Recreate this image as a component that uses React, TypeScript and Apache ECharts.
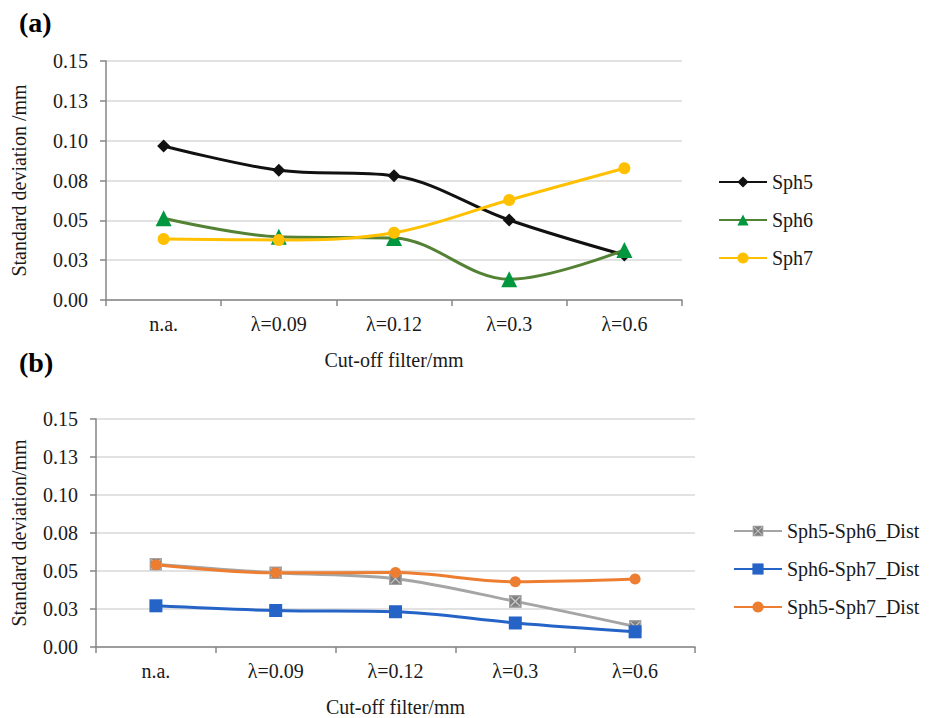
import React, { useEffect, useRef } from "react";
import * as echarts from "echarts";

const categories = ["n.a.", "λ=0.09", "λ=0.12", "λ=0.3", "λ=0.6"];
const tickLabels = ["0.00", "0.03", "0.05", "0.08", "0.10", "0.13", "0.15"];

const sph5 = [0.0967, 0.0814, 0.078, 0.0502, 0.0282];
const sph6 = [0.0513, 0.0397, 0.0389, 0.013, 0.0314];
const sph7 = [0.0383, 0.0377, 0.0422, 0.0628, 0.0827];

const dist56 = [0.0545, 0.0488, 0.0449, 0.03, 0.0135];
const dist67 = [0.0271, 0.024, 0.0232, 0.0158, 0.01];
const dist57 = [0.0541, 0.0488, 0.049, 0.0429, 0.0447];

const FONT = "Liberation Serif";
const TXT = "#1a1a1a";

const crossSvg =
  '<svg xmlns="http://www.w3.org/2000/svg" width="14" height="14" viewBox="0 0 14 14">' +
  '<rect x="0.75" y="0.75" width="12.5" height="12.5" fill="#7f7f7f" stroke="#a5a5a5" stroke-width="1.5"/>' +
  '<path d="M2,2 L12,12 M12,2 L2,12" stroke="#c8c8c8" stroke-width="1.3"/></svg>';
const crossSymbol = "image://data:image/svg+xml;charset=utf-8," + encodeURIComponent(crossSvg);

const txtStyle = { fontFamily: FONT, fontSize: 20, color: TXT };

function xAxisCfg(gridIndex: number) {
  return {
    type: "category",
    gridIndex,
    data: categories,
    boundaryGap: true,
    name: "Cut-off filter/mm",
    nameLocation: "middle",
    nameGap: 50,
    nameTextStyle: { ...txtStyle },
    axisLine: { show: true, lineStyle: { color: "#868686", width: 1.5 } },
    axisTick: { show: true, length: 6, lineStyle: { color: "#868686", width: 1.5 } },
    axisLabel: { ...txtStyle, margin: 14 },
    splitLine: { show: false },
  };
}

function yAxisCfg(gridIndex: number, name: string, nameGap: number) {
  return {
    type: "value",
    gridIndex,
    min: 0,
    max: 0.15,
    interval: 0.025,
    name,
    nameLocation: "middle",
    nameGap,
    nameTextStyle: { ...txtStyle },
    axisLine: { show: true, lineStyle: { color: "#868686", width: 1.5 } },
    axisTick: { show: true, length: 6, lineStyle: { color: "#868686", width: 1.5 } },
    axisLabel: {
      ...txtStyle,
      margin: 18,
      formatter: (v: number) => tickLabels[Math.round(v / 0.025)] ?? "",
    },
    splitLine: { show: true, lineStyle: { color: "#d9d9d9", width: 1.5 } },
  };
}

export default function App() {
  const ref = useRef<HTMLDivElement>(null);
  useEffect(() => {
    if (!ref.current) return;
    const chart = echarts.init(ref.current, null, { renderer: "svg" });
    const legendText = { ...txtStyle, lineHeight: 20 };
    chart.setOption({
      animation: false,
      backgroundColor: "#ffffff",
      textStyle: { ...txtStyle },
      grid: [
        { left: 106, top: 61, width: 576, height: 239 },
        { left: 96, top: 419, width: 599, height: 228 },
      ],
      xAxis: [xAxisCfg(0), xAxisCfg(1)],
      yAxis: [
        yAxisCfg(0, "Standard deviation /mm", 77),
        yAxisCfg(1, "Standard deviation/mm", 67),
      ],
      legend: [
        {
          data: ["Sph5", "Sph6", "Sph7"],
          orient: "vertical",
          left: 718,
          top: 172,
          padding: 0,
          itemWidth: 48,
          itemHeight: 14,
          itemGap: 18,
          textStyle: legendText,
        },
        {
          data: ["Sph5-Sph6_Dist", "Sph6-Sph7_Dist", "Sph5-Sph7_Dist"],
          orient: "vertical",
          left: 733,
          top: 521,
          padding: 0,
          itemWidth: 48,
          itemHeight: 14,
          itemGap: 18,
          textStyle: legendText,
        },
      ],
      graphic: [
        {
          type: "text",
          left: 19,
          top: 8,
          style: { text: "(a)", fontFamily: FONT, fontWeight: "bold", fontSize: 28, fill: "#000" },
        },
        {
          type: "text",
          left: 19,
          top: 348,
          style: { text: "(b)", fontFamily: FONT, fontWeight: "bold", fontSize: 28, fill: "#000" },
        },
      ],
      series: [
        {
          name: "Sph5",
          type: "line",
          xAxisIndex: 0,
          yAxisIndex: 0,
          data: sph5,
          smooth: 0.35,
          symbol: "diamond",
          symbolSize: 13,
          lineStyle: { color: "#111111", width: 3 },
          itemStyle: { color: "#111111" },
        },
        {
          name: "Sph6",
          type: "line",
          xAxisIndex: 0,
          yAxisIndex: 0,
          data: sph6,
          smooth: 0.35,
          symbol: "triangle",
          symbolSize: 16,
          lineStyle: { color: "#548235", width: 3 },
          itemStyle: { color: "#00973f" },
        },
        {
          name: "Sph7",
          type: "line",
          xAxisIndex: 0,
          yAxisIndex: 0,
          data: sph7,
          smooth: 0.35,
          symbol: "circle",
          symbolSize: 12,
          lineStyle: { color: "#ffc000", width: 3 },
          itemStyle: { color: "#ffc000" },
        },
        {
          name: "Sph5-Sph6_Dist",
          type: "line",
          xAxisIndex: 1,
          yAxisIndex: 1,
          data: dist56,
          smooth: 0.35,
          symbol: crossSymbol,
          symbolSize: 13,
          lineStyle: { color: "#a5a5a5", width: 3 },
          itemStyle: { color: "#a5a5a5" },
        },
        {
          name: "Sph6-Sph7_Dist",
          type: "line",
          xAxisIndex: 1,
          yAxisIndex: 1,
          data: dist67,
          smooth: 0.35,
          symbol: "rect",
          symbolSize: 13,
          lineStyle: { color: "#2563c7", width: 3 },
          itemStyle: { color: "#2563c7" },
        },
        {
          name: "Sph5-Sph7_Dist",
          type: "line",
          xAxisIndex: 1,
          yAxisIndex: 1,
          data: dist57,
          smooth: 0.35,
          symbol: "circle",
          symbolSize: 11,
          lineStyle: { color: "#ed7d31", width: 3 },
          itemStyle: { color: "#ed7d31" },
        },
      ],
    });
    return () => chart.dispose();
  }, []);
  return (
    <div
      ref={ref}
      style={{ position: "absolute", left: 0, top: 0, width: 931, height: 718, background: "#fff" }}
    />
  );
}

——

### WHAT YOU WILL DO
Go through the material above and print all of it exactly, except the pictures.

### WRITTEN SOLUTION
Recreate this image as a component that uses React, TypeScript and Apache ECharts.
import React, { useEffect, useRef } from "react";
import * as echarts from "echarts";

const categories = ["n.a.", "λ=0.09", "λ=0.12", "λ=0.3", "λ=0.6"];
const tickLabels = ["0.00", "0.03", "0.05", "0.08", "0.10", "0.13", "0.15"];

const sph5 = [0.0967, 0.0814, 0.078, 0.0502, 0.0282];
const sph6 = [0.0513, 0.0397, 0.0389, 0.013, 0.0314];
const sph7 = [0.0383, 0.0377, 0.0422, 0.0628, 0.0827];

const dist56 = [0.0545, 0.0488, 0.0449, 0.03, 0.0135];
const dist67 = [0.0271, 0.024, 0.0232, 0.0158, 0.01];
const dist57 = [0.0541, 0.0488, 0.049, 0.0429, 0.0447];

const FONT = "Liberation Serif";
const TXT = "#1a1a1a";

const crossSvg =
  '<svg xmlns="http://www.w3.org/2000/svg" width="14" height="14" viewBox="0 0 14 14">' +
  '<rect x="0.75" y="0.75" width="12.5" height="12.5" fill="#7f7f7f" stroke="#a5a5a5" stroke-width="1.5"/>' +
  '<path d="M2,2 L12,12 M12,2 L2,12" stroke="#c8c8c8" stroke-width="1.3"/></svg>';
const crossSymbol = "image://data:image/svg+xml;charset=utf-8," + encodeURIComponent(crossSvg);

const txtStyle = { fontFamily: FONT, fontSize: 20, color: TXT };

function xAxisCfg(gridIndex: number) {
  return {
    type: "category",
    gridIndex,
    data: categories,
    boundaryGap: true,
    name: "Cut-off filter/mm",
    nameLocation: "middle",
    nameGap: 50,
    nameTextStyle: { ...txtStyle },
    axisLine: { show: true, lineStyle: { color: "#868686", width: 1.5 } },
    axisTick: { show: true, length: 6, lineStyle: { color: "#868686", width: 1.5 } },
    axisLabel: { ...txtStyle, margin: 14 },
    splitLine: { show: false },
  };
}

function yAxisCfg(gridIndex: number, name: string, nameGap: number) {
  return {
    type: "value",
    gridIndex,
    min: 0,
    max: 0.15,
    interval: 0.025,
    name,
    nameLocation: "middle",
    nameGap,
    nameTextStyle: { ...txtStyle },
    axisLine: { show: true, lineStyle: { color: "#868686", width: 1.5 } },
    axisTick: { show: true, length: 6, lineStyle: { color: "#868686", width: 1.5 } },
    axisLabel: {
      ...txtStyle,
      margin: 18,
      formatter: (v: number) => tickLabels[Math.round(v / 0.025)] ?? "",
    },
    splitLine: { show: true, lineStyle: { color: "#d9d9d9", width: 1.5 } },
  };
}

export default function App() {
  const ref = useRef<HTMLDivElement>(null);
  useEffect(() => {
    if (!ref.current) return;
    const chart = echarts.init(ref.current, null, { renderer: "svg" });
    const legendText = { ...txtStyle, lineHeight: 20 };
    chart.setOption({
      animation: false,
      backgroundColor: "#ffffff",
      textStyle: { ...txtStyle },
      grid: [
        { left: 106, top: 61, width: 576, height: 239 },
        { left: 96, top: 419, width: 599, height: 228 },
      ],
      xAxis: [xAxisCfg(0), xAxisCfg(1)],
      yAxis: [
        yAxisCfg(0, "Standard deviation /mm", 77),
        yAxisCfg(1, "Standard deviation/mm", 67),
      ],
      legend: [
        {
          data: ["Sph5", "Sph6", "Sph7"],
          orient: "vertical",
          left: 718,
          top: 172,
          padding: 0,
          itemWidth: 48,
          itemHeight: 14,
          itemGap: 18,
          textStyle: legendText,
        },
        {
          data: ["Sph5-Sph6_Dist", "Sph6-Sph7_Dist", "Sph5-Sph7_Dist"],
          orient: "vertical",
          left: 733,
          top: 521,
          padding: 0,
          itemWidth: 48,
          itemHeight: 14,
          itemGap: 18,
          textStyle: legendText,
        },
      ],
      graphic: [
        {
          type: "text",
          left: 19,
          top: 8,
          style: { text: "(a)", fontFamily: FONT, fontWeight: "bold", fontSize: 28, fill: "#000" },
        },
        {
          type: "text",
          left: 19,
          top: 348,
          style: { text: "(b)", fontFamily: FONT, fontWeight: "bold", fontSize: 28, fill: "#000" },
        },
      ],
      series: [
        {
          name: "Sph5",
          type: "line",
          xAxisIndex: 0,
          yAxisIndex: 0,
          data: sph5,
          smooth: 0.35,
          symbol: "diamond",
          symbolSize: 13,
          lineStyle: { color: "#111111", width: 3 },
          itemStyle: { color: "#111111" },
        },
        {
          name: "Sph6",
          type: "line",
          xAxisIndex: 0,
          yAxisIndex: 0,
          data: sph6,
          smooth: 0.35,
          symbol: "triangle",
          symbolSize: 16,
          lineStyle: { color: "#548235", width: 3 },
          itemStyle: { color: "#00973f" },
        },
        {
          name: "Sph7",
          type: "line",
          xAxisIndex: 0,
          yAxisIndex: 0,
          data: sph7,
          smooth: 0.35,
          symbol: "circle",
          symbolSize: 12,
          lineStyle: { color: "#ffc000", width: 3 },
          itemStyle: { color: "#ffc000" },
        },
        {
          name: "Sph5-Sph6_Dist",
          type: "line",
          xAxisIndex: 1,
          yAxisIndex: 1,
          data: dist56,
          smooth: 0.35,
          symbol: crossSymbol,
          symbolSize: 13,
          lineStyle: { color: "#a5a5a5", width: 3 },
          itemStyle: { color: "#a5a5a5" },
        },
        {
          name: "Sph6-Sph7_Dist",
          type: "line",
          xAxisIndex: 1,
          yAxisIndex: 1,
          data: dist67,
          smooth: 0.35,
          symbol: "rect",
          symbolSize: 13,
          lineStyle: { color: "#2563c7", width: 3 },
          itemStyle: { color: "#2563c7" },
        },
        {
          name: "Sph5-Sph7_Dist",
          type: "line",
          xAxisIndex: 1,
          yAxisIndex: 1,
          data: dist57,
          smooth: 0.35,
          symbol: "circle",
          symbolSize: 11,
          lineStyle: { color: "#ed7d31", width: 3 },
          itemStyle: { color: "#ed7d31" },
        },
      ],
    });
    return () => chart.dispose();
  }, []);
  return (
    <div
      ref={ref}
      style={{ position: "absolute", left: 0, top: 0, width: 931, height: 718, background: "#fff" }}
    />
  );
}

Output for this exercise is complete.